When estrogen-lowering drugs no longer control metastatic breast cancer, the opposite strategy might work. Raising estrogen levels benefited 30 percent of women whose metastatic breast cancer no longer responded to standard anti-estrogen treatment, according to research conducted at Washington University School of Medicine in St. Louis and collaborating institutions.
The results are reported in the Journal of the American Medical Association. Not only did estrogen treatment often stop disease progression, in some patients metastatic tumors became resensitized and again responded to anti-estrogen treatments.
"The women in the study had all experienced a relapse while on estrogen-lowering drugs, and their disease was progressing," says lead author Matthew J. Ellis, M.D., Ph.D., an oncologist with the Siteman Cancer Center at Washington University and Barnes-Jewish Hospital. "So they were faced with undergoing chemotherapy. We found that estrogen treatment stopped disease progression in many patients and was much better tolerated than chemotherapy would have been."
About 40,000 women die of metastatic breast cancer each year, and estrogen therapy could potentially help thousands of women, Ellis says. Furthermore, he points out that the therapy is inexpensive, costing less than a dollar a day.
Sixty-six postmenopausal women with breast cancer that had spread beyond the breast participated in the study. All participants were originally diagnosed with estrogen receptor positive (ER ) breast tumors, meaning estrogen stimulated tumor growth. Seventy-five percent of breast cancer cases are ER . All participants had received aromatase inhibitor treatment, which severely lowers estrogen levels, but their metastatic tumors had later reappeared or resumed growing.

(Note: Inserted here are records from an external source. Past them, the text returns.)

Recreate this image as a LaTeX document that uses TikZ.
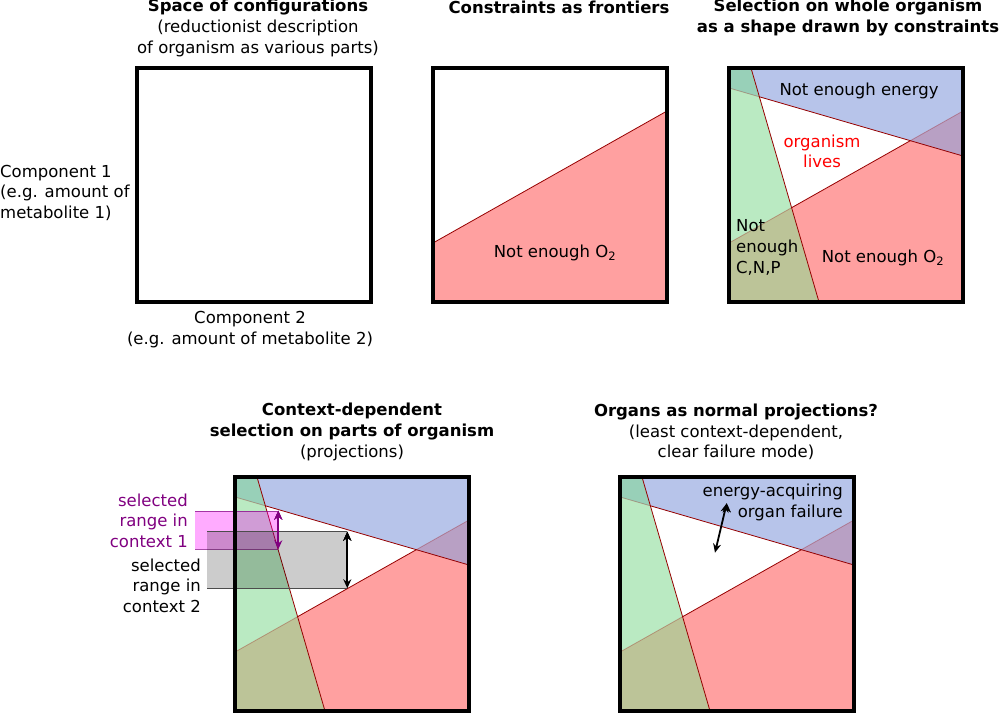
\documentclass[tikz,border=0pt]{standalone}
\usepackage{fontspec}
\setmainfont{DejaVu Sans}
\usetikzlibrary{arrows.meta,positioning}
\definecolor{lowred}{RGB}{255,160,160}
\definecolor{lowblue}{RGB}{183,196,234}
\definecolor{lowgreen}{RGB}{186,234,194}
\definecolor{lowteal}{RGB}{152,208,184}
\definecolor{lowolive}{RGB}{188,196,152}
\definecolor{lowpurple}{RGB}{184,160,196}
\definecolor{edgered}{RGB}{150,0,0}
\definecolor{selpurple}{RGB}{128,0,128}
\definecolor{selpink}{RGB}{255,0,255}

\begin{document}
\begin{tikzpicture}[x=1pt,y=-1pt]
\tikzstyle{txt}=[font=\fontsize{16.5}{20.7}\selectfont,inner sep=0pt,align=center]
\tikzstyle{frame}=[line width=4pt]
\tikzstyle{frontier}=[edgered,line width=0.8pt]
\tikzstyle{faint}=[frontier,opacity=0.3]
\tikzstyle{twoway}=[line width=1.8pt,{Stealth[length=9pt,width=8pt]}-{Stealth[length=9pt,width=8pt]}]
\useasboundingbox (0,0) rectangle (999,714);
% titles
\node [txt] at (258,28) (t1) {\textbf{Space of configurations}\\(reductionist description\\of organism as various parts)};
\node [txt] at (559,7) (t2) {\textbf{Constraints as frontiers}};
\node [txt] at (848,17.5) (t3) {\textbf{Selection on whole organism}\\\textbf{as a shape drawn by constraints}};
\node [txt] at (352,432) (t4) {\textbf{Context-dependent}\\\textbf{selection on parts of organism}\\(projections)};
\node [txt] at (736,432) (t5) {\textbf{Organs as normal projections?}\\(least context-dependent,\\clear failure mode)};
\node [txt,align=left,anchor=west] at (0,192.7) (ax1) {Component 1\\(e.g. amount of\\metabolite 1)};
\node [txt] at (250,329.7) (ax2) {Component 2\\(e.g. amount of metabolite 2)};
% one constraint
\begin{scope}[shift={(433,68)}]
\coordinate (o2l) at (0,175);
\coordinate (o2r) at (234,43);
\fill [lowred] (o2l) -- (o2r) -- (234,234) -- (0,234) -- cycle;
\draw [frontier] (o2l) -- (o2r);
\draw [frontier] (-2,235.5) -- (236,235.5);
\end{scope}
% three constraints
\foreach \px/\py in {729/68,235/477,620/477}{
\begin{scope}[shift={(\px,\py)}]
\coordinate (o2l) at (0,175);
\coordinate (o2r) at (234,43);
\coordinate (enl) at (0,20);
\coordinate (enr) at (234,88);
\coordinate (cnt) at (22,0);
\coordinate (cnb) at (90,234);
\coordinate (x1) at (62.6,139.7);
\coordinate (x2) at (30.4,28.8);
\coordinate (x3) at (181.3,72.7);
\fill [lowred] (o2l) -- (o2r) -- (234,234) -- (0,234) -- cycle;
\fill [lowblue] (0,0) -- (234,0) -- (enr) -- (enl) -- cycle;
\fill [lowgreen] (0,0) -- (cnt) -- (cnb) -- (0,234) -- cycle;
\begin{scope}
\clip (0,0) -- (cnt) -- (cnb) -- (0,234) -- cycle;
\fill [lowolive] (o2l) -- (o2r) -- (234,234) -- (0,234) -- cycle;
\fill [lowteal] (0,0) -- (234,0) -- (enr) -- (enl) -- cycle;
\end{scope}
\begin{scope}
\clip (0,0) -- (234,0) -- (enr) -- (enl) -- cycle;
\fill [lowpurple] (o2l) -- (o2r) -- (234,234) -- (0,234) -- cycle;
\end{scope}
\draw [faint] (enl) -- (x2);
\draw [faint] (o2l) -- (x1);
\draw [faint] (x3) -- (o2r);
\draw [frontier] (cnt) -- (cnb);
\draw [frontier] (x2) -- (enr);
\draw [frontier] (x1) -- (x3);
\draw [frontier] (-2,235.5) -- (236,235.5);
\end{scope}}
% selected ranges
\fill [selpink,opacity=0.33] (195,511) rectangle (278.3,549.3);
\draw [selpurple,opacity=0.7,line width=1pt] (195,511) -- (278.3,511) (195,549.3) -- (278.3,549.3);
\fill [black,opacity=0.2] (207.3,531.7) rectangle (347.3,588.3);
\draw [black!70,line width=1pt] (207.3,531.7) -- (347.3,531.7) (207.3,588.3) -- (347.3,588.3);
% frames
\foreach \px/\py in {137/68,433/68,729/68,235/477,620/477}
  \draw [frame] (\px,\py) rectangle ++(234,234);
% region labels
\node [txt] at (555,253) (o2a) {Not enough O\textsubscript{2}};
\node [txt] at (859,91) (en) {Not enough energy};
\node [txt,red] at (822,151.3) (live) {organism\\lives};
\node [txt,align=left,anchor=west] at (736,247.3) (cnp) {Not\\enough\\C,N,P};
\node [txt] at (883,258.3) (o2b) {Not enough O\textsubscript{2}};
\node [txt,selpurple,align=right,anchor=east] at (188,520.7) (ctx1) {selected\\range in\\context 1};
\node [txt,align=right,anchor=east] at (201,585.7) (ctx2) {selected\\range in\\context 2};
\node [txt,align=right,anchor=east] at (843,502.3) (fail) {energy-acquiring\\organ failure};
% arrows
\coordinate (r1a) at (278.3,510.7);
\coordinate (r1b) at (278.3,549.3);
\coordinate (r2a) at (347.3,531.7);
\coordinate (r2b) at (347.3,588.3);
\coordinate (fa) at (726.7,503.3);
\coordinate (fb) at (715,552.7);
\draw [twoway,selpurple] (r1a) edge (r1b);
\draw [twoway] (r2a) edge (r2b);
\draw [twoway] (fa) edge (fb);
\end{tikzpicture}
\end{document}
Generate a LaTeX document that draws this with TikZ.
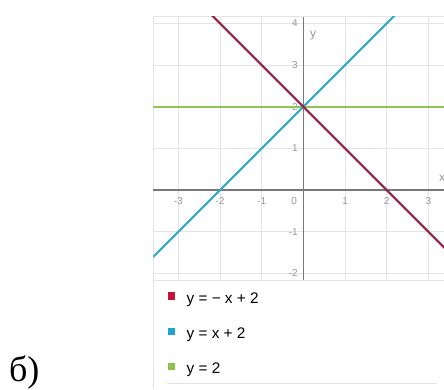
\documentclass[tikz,border=0pt]{standalone}
\usepackage{fontspec}
\setmainfont{Liberation Sans}
\newfontfamily\tagfont{Liberation Serif}
\definecolor{linered}{RGB}{150, 30, 72}
\definecolor{keyred}{RGB}{196, 20, 60}
\definecolor{lineblue}{RGB}{50, 170, 200}
\definecolor{keyblue}{RGB}{30, 163, 214}
\definecolor{linegreen}{RGB}{140, 198, 80}
\definecolor{keygreen}{RGB}{139, 195, 74}
\definecolor{gridgray}{RGB}{228, 228, 228}
\definecolor{axisgray}{RGB}{120, 120, 120}
\definecolor{tickgray}{RGB}{150, 150, 150}
\usetikzlibrary{positioning}

\begin{document}
\begin{tikzpicture}[
  x=31.25pt, y=31.25pt,
  gridline/.style={draw=gridgray, line width=0.6pt},
  axisline/.style={draw=axisgray, line width=0.8pt},
  graphline/.style={line width=1.6pt},
  ticklbl/.style={font=\fontsize{7.5}{9}\selectfont, text=tickgray, inner sep=0pt},
  keybox/.style={minimum size=5.5pt, inner sep=0pt},
  keytext/.style={font=\fontsize{11.5}{13}\selectfont, inner sep=0pt, yshift=-2.5pt}
]
  \useasboundingbox (-7.28,-4.776) rectangle (3.375,4.56);

  % grid
  \foreach \gx in {-3,...,3} \draw[gridline] (\gx,-2.16) -- (\gx,4.159);
  \foreach \gy in {-2,-1,1,2,3,4} \draw[gridline] (-3.6,\gy) -- (3.375,\gy);
  \draw[gridline] (-3.6,4.159) -- (3.375,4.159);
  \draw[gridline] (-3.6,-2.16) -- (3.375,-2.16);
  \draw[gridline] (-3.6,4.159) -- (-3.6,-4.776);
  \draw[gridline] (-3.27,-4.64) -- (3.2,-4.64);

  % axes
  \draw[axisline] (-3.6,0) -- (3.375,0);
  \draw[axisline] (0,-2.16) -- (0,4.159);
  \foreach \gx in {-3,-2,-1,1,2,3} \node[ticklbl] (xt\gx) at (\gx,-0.264) {\gx};
  \node[ticklbl, anchor=east] (xt0) at (-0.15,-0.264) {0};
  \foreach \gy in {-2,-1,1,2,3,4} \node[ticklbl, anchor=east] (yt\gy) at (-0.127,\gy) {\gy};
  \node[ticklbl, font=\fontsize{9}{11}\selectfont] (xname) at (3.33,0.288) {x};
  \node[ticklbl, font=\fontsize{9}{11}\selectfont] (yname) at (0.233,3.696) {y};

  % graphs
  \begin{scope}
    \clip (-3.6,-2.16) rectangle (3.375,4.159);
    \draw[graphline, linegreen] (-3.6,2) -- (3.375,2);
    \draw[graphline, lineblue] (-4,-2) -- (2.5,4.5);
    \draw[graphline, linered] (-2.5,4.5) -- (4,-2);
  \end{scope}

  % legend
  \node[keybox, fill=keyred] (keyA) at (-3.158,-2.544) {};
  \node[keytext, right=8pt of keyA] (textA) {y = − x + 2};
  \node[keybox, fill=keyblue] (keyB) at (-3.158,-3.40) {};
  \node[keytext, right=8pt of keyB] (textB) {y = x + 2};
  \node[keybox, fill=keygreen] (keyC) at (-3.158,-4.24) {};
  \node[keytext, right=8pt of keyC] (textC) {y = 2};

  \node[font=\tagfont\fontsize{27}{32}\selectfont, anchor=base west, inner sep=0pt] (tag) at (-7.07,-4.60) {б)};
\end{tikzpicture}
\end{document}
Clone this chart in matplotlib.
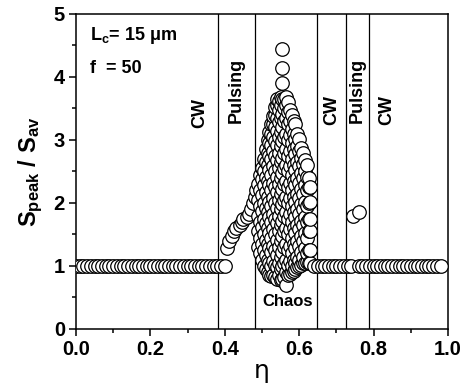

The study compared a high 30-milligram daily dose of estrogen to a low 6-milligram daily dose, and evaluated how well the treatments controlled the women's metastatic cancers and how the treatments affected their quality of life. The high dose results in estrogen levels in the blood comparable to that of pregnant women, while the low dose gives estrogen levels similar to that of women who are ovulating, Ellis indicates.
In both the high- and low-dose groups about 30 percent of participants experienced a clinical benefit — their tumors either shrank or stopped growing. Interestingly, the researchers demonstrated that they could predict fairly accurately which patients would have this positive response. They conducted standard positron emission tomography (PET) scans before estrogen treatment and 24 hours later. If metastatic tumors flared, or glowed more brightly, in the PET scans after estrogen was started, they were much more likely to be affected by estrogen therapy. In 80 percent of women with PET flare reactions, tumors responded to estrogen therapy, and in 87 percent of women without PET flares, tumors did not respond to estrogen.
The participants filled out questionnaires to indicate whether they had adverse reactions to estrogen during the study. Adverse reactions could include headaches, bloating, breast tenderness, fluid retention, nausea and vomiting. Patients receiving the high estrogen dose had more severe side effects.
"The older women in the study were, the fewer estrogen-related symptoms they had," says Ellis also professor of medicine in the Division of Oncology. "But overall, we demonstrated clearly that the low dose was better tolerated than the high dose and was just as effective for controlling metastatic disease."
In the 30 percent of participants who responded to estrogen, tumors often began to grow again after a period of months or years. But in a third of these recurring cases, the researchers showed that the women's tumors had become resensitized to anti-estrogen therapy. The tumors shrank or stopped growing when the patients went back on their original aromatase inhibitor treatment.